Pumas are native to the American continents, while leopards are native to Africa, the Middle East, and Asia.
As we mentioned earlier, scientists didn’t believe it was physically possible for the two to mate.
While experimenting zookeepers proved otherwise, a pumapard is a specimen that takes great effort to achieve.
Are pumapards extinct?
Is an animal extinct if it was never naturally occurring?
Never having been a native species, it’s hard to say planet Earth is down one animal.
Plus, there have only been a handful of pumapards that were ever born, none of which produced their own offspring.
Can a species be extinct if there was never more than one, unrelated generation?
A simple “yes” doesn’t seem a good enough answer.
Are there other puma/leopard hybrids?
Because felines share close ties throughout their family (the scientific classification, of course – not their pride), it is possible to interbreed a lot of different big cats.

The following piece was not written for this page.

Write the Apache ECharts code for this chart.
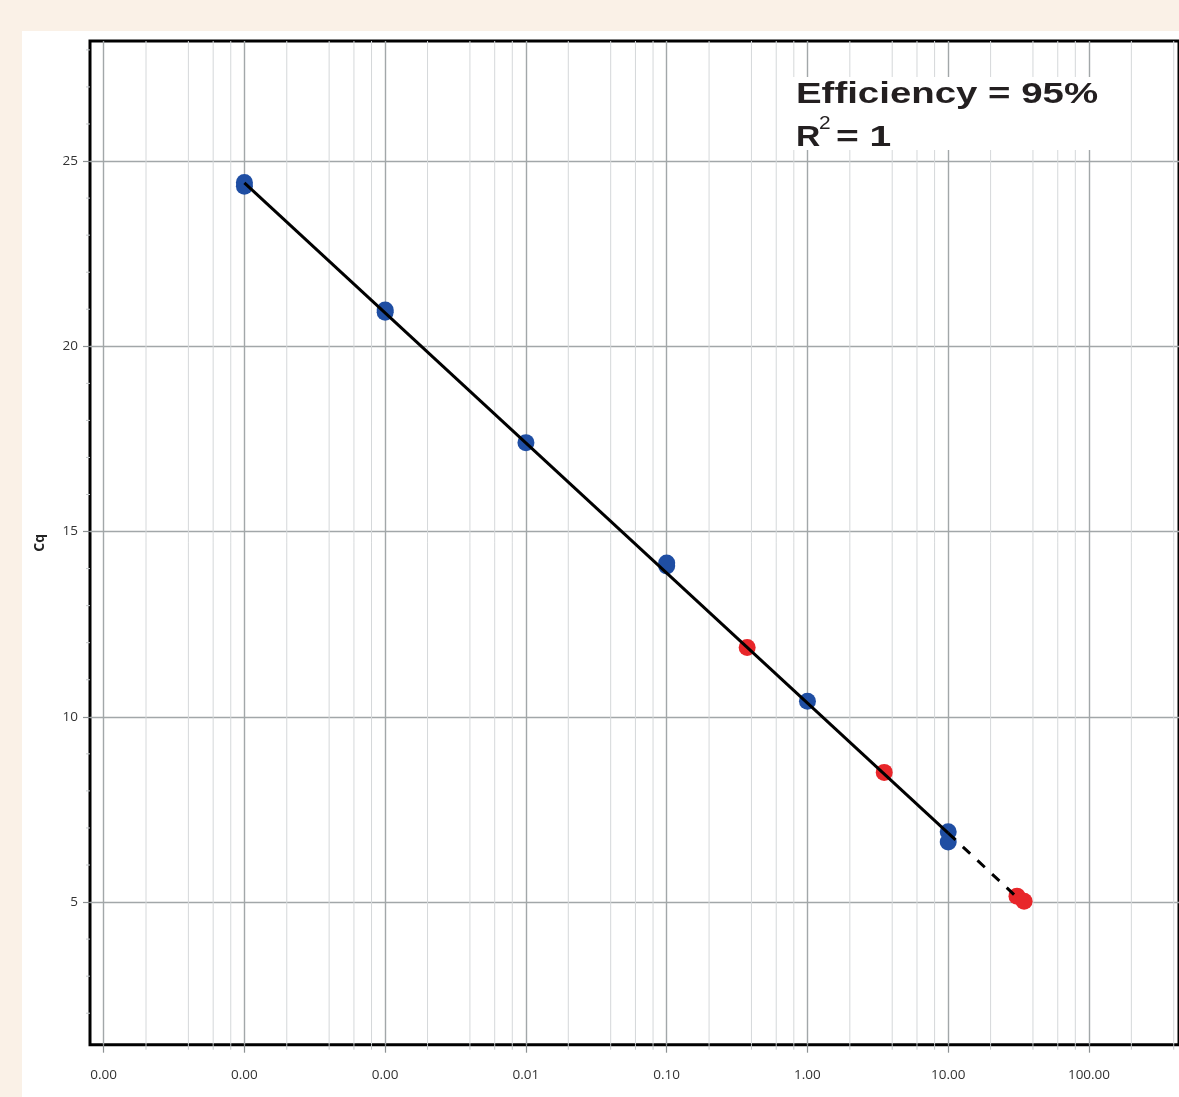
<!DOCTYPE html>
<html><head><meta charset="utf-8">
<script src="https://cdn.jsdelivr.net/npm/echarts@6/dist/echarts.min.js"></script>
<style>
html,body{margin:0;padding:0;background:#FAF1E7;width:1179px;height:1097px;overflow:hidden;}
#chart{position:absolute;left:22px;top:31px;width:1157px;height:1066px;background:#fff;}
</style></head><body><div id="chart"></div>
<script>
// ---- data ----
const xMajorTicks = [1e-5, 1e-4, 1e-3, 1e-2, 0.1, 1, 10, 100];
const xMinorTicks = [2e-5, 4e-5, 6e-5, 8e-5, 2e-4, 4e-4, 6e-4, 8e-4, 2e-3, 4e-3, 6e-3, 8e-3,
                     0.02, 0.04, 0.06, 0.08, 0.2, 0.4, 0.6, 0.8, 2, 4, 6, 8, 20, 40, 60, 80, 200, 400];
const yMajorTicks = [5, 10, 15, 20, 25];
const yMinorTicks = [2, 3, 4, 6, 7, 8, 9, 11, 12, 13, 14, 16, 17, 18, 19, 21, 22, 23, 24, 26, 27, 28];

const blueX = [1e-4, 1e-4, 1e-3, 1e-3, 1e-2, 0.1, 0.1, 1, 10, 10];
const blueY = [24.32, 24.42, 20.92, 20.98, 17.40, 14.07, 14.15, 10.42, 6.90, 6.62];
const redX = [0.373, 3.51, 30.8, 34.6];
const redY = [11.87, 8.50, 5.16, 5.02];

const fitSolidX = [1e-4, 10];
const fitSolidY = [24.41, 6.86];
const fitDashX = [10, 29.4];
const fitDashY = [6.86, 5.20];

const X_MIN = 8e-6, X_MAX = 436, Y_MIN = 1.15, Y_MAX = 28.24;

const zip = (a, b) => a.map((v, i) => [v, b[i]]);
const labelFont = '"Open Sans", "Noto Sans", sans-serif';
const boldFont = 'bold 30px "Liberation Sans", Arial, sans-serif';

const chart = echarts.init(document.getElementById('chart'), null, {renderer: 'canvas'});
chart.setOption({
  animation: false,
  backgroundColor: '#ffffff',
  grid: {left: 68, top: 10, right: -3.5, bottom: 52.3, show: true, borderColor: '#000', borderWidth: 3, backgroundColor: 'transparent'},
  xAxis: {
    type: 'log', logBase: 10, min: X_MIN, max: X_MAX,
    axisLine: {show: false},
    axisTick: {show: true, customValues: xMajorTicks, length: 8, lineStyle: {color: '#8c9193', width: 1.2}},
    axisLabel: {customValues: xMajorTicks, formatter: v => Number(v).toFixed(2), margin: 23,
      fontSize: 13.5, color: '#333', fontFamily: labelFont},
    splitLine: {show: true, lineStyle: {color: '#a2a7a9', width: 1.4}},
    minorTick: {show: false}, minorSplitLine: {show: false}
  },
  yAxis: {
    type: 'value', min: Y_MIN, max: Y_MAX,
    name: 'Cq', nameLocation: 'middle', nameGap: 43, nameRotate: 90,
    nameTextStyle: {fontSize: 14, fontWeight: 'bold', color: '#222', fontFamily: labelFont},
    axisLine: {show: false},
    axisTick: {show: true, customValues: yMajorTicks, length: 7, lineStyle: {color: '#8c9193', width: 1.2}},
    axisLabel: {customValues: yMajorTicks, margin: 12, fontSize: 13.5, color: '#333', fontFamily: labelFont},
    splitLine: {show: true, lineStyle: {color: '#a2a7a9', width: 1.4}}
  },
  graphic: [
    {type: 'rect', shape: {x: 770, y: 46, width: 312, height: 73}, style: {fill: '#fff'}, z: 50, silent: true},
    {type: 'text', x: 774, y: 63.6, scaleX: 1.28, z: 51, silent: true,
      style: {text: 'Efficiency = 95%', fill: '#231f20', font: boldFont, verticalAlign: 'middle'}},
    {type: 'text', x: 774, y: 106.6, scaleX: 1.12, z: 51, silent: true,
      style: {text: 'R', fill: '#231f20', font: boldFont, verticalAlign: 'middle'}},
    {type: 'text', x: 797, y: 93, scaleX: 1.1, z: 51, silent: true,
      style: {text: '2', fill: '#231f20', font: '19px "Liberation Sans", Arial, sans-serif', verticalAlign: 'middle'}},
    {type: 'text', x: 814, y: 106.6, scaleX: 1.3, z: 51, silent: true,
      style: {text: '= 1', fill: '#231f20', font: boldFont, verticalAlign: 'middle'}}
  ],
  series: [
    {
      type: 'custom', name: 'xMinor', silent: true, z: 1, clip: false,
      data: xMinorTicks.map(v => [v, Y_MIN]),
      renderItem: (params, api) => {
        const x = api.value(0);
        const p0 = api.coord([x, Y_MIN]);
        const p1 = api.coord([x, Y_MAX]);
        return {type: 'group', children: [
          {type: 'line', shape: {x1: p0[0], y1: p0[1], x2: p1[0], y2: p1[1]}, style: {stroke: '#d5d8da', lineWidth: 1}},
          {type: 'line', shape: {x1: p0[0], y1: p0[1], x2: p0[0], y2: p0[1] + 5}, style: {stroke: '#c3c7c9', lineWidth: 1}}
        ]};
      }
    },
    {
      type: 'custom', name: 'yMinor', silent: true, z: 1, clip: false,
      data: yMinorTicks.map(v => [X_MIN, v]),
      renderItem: (params, api) => {
        const p = api.coord([X_MIN, api.value(1)]);
        return {type: 'line', shape: {x1: p[0] - 4, y1: p[1], x2: p[0], y2: p[1]}, style: {stroke: '#c3c7c9', lineWidth: 1}};
      }
    },
    {type: 'scatter', name: 'standards', data: zip(blueX, blueY), symbol: 'circle', symbolSize: 17,
      itemStyle: {color: '#1f4ea3', opacity: 1}, z: 3},
    {type: 'scatter', name: 'samples', data: zip(redX, redY), symbol: 'circle', symbolSize: 17,
      itemStyle: {color: '#e8262a', opacity: 1}, z: 3},
    {type: 'line', name: 'fit', data: zip(fitSolidX, fitSolidY), symbol: 'none',
      lineStyle: {color: '#000', width: 3}, z: 5},
    {type: 'line', name: 'extrapolation', data: zip(fitDashX, fitDashY), symbol: 'none',
      lineStyle: {color: '#000', width: 3, type: [10, 10]}, z: 5}
  ]
});
</script></body></html>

One such example doesn’t have a portmanteau and is simply a puma/ocelot hybrid.
Unlike the pumapard, it has long legs and grow to a medium size.
The puma/ocelot hybrid tends to have a sandy base coat of fur with brown marks, reminiscent of its ocelot parent.
Pumas have also been mated with lions and tigers, neither of which hybrids have a cool portmanteau, either.
Both have a small number of references in the 20th century, none of which were particularly detailed or researched.
Final Thoughts
While cross-breeding species form the same family can be an interesting experiment to diversify the animal kingdom, it can be fruitless or dangerous. Happily, no severe health problems were ever noted for pumapards. There was not, however, much reason to keep breeding them, so no one has for years.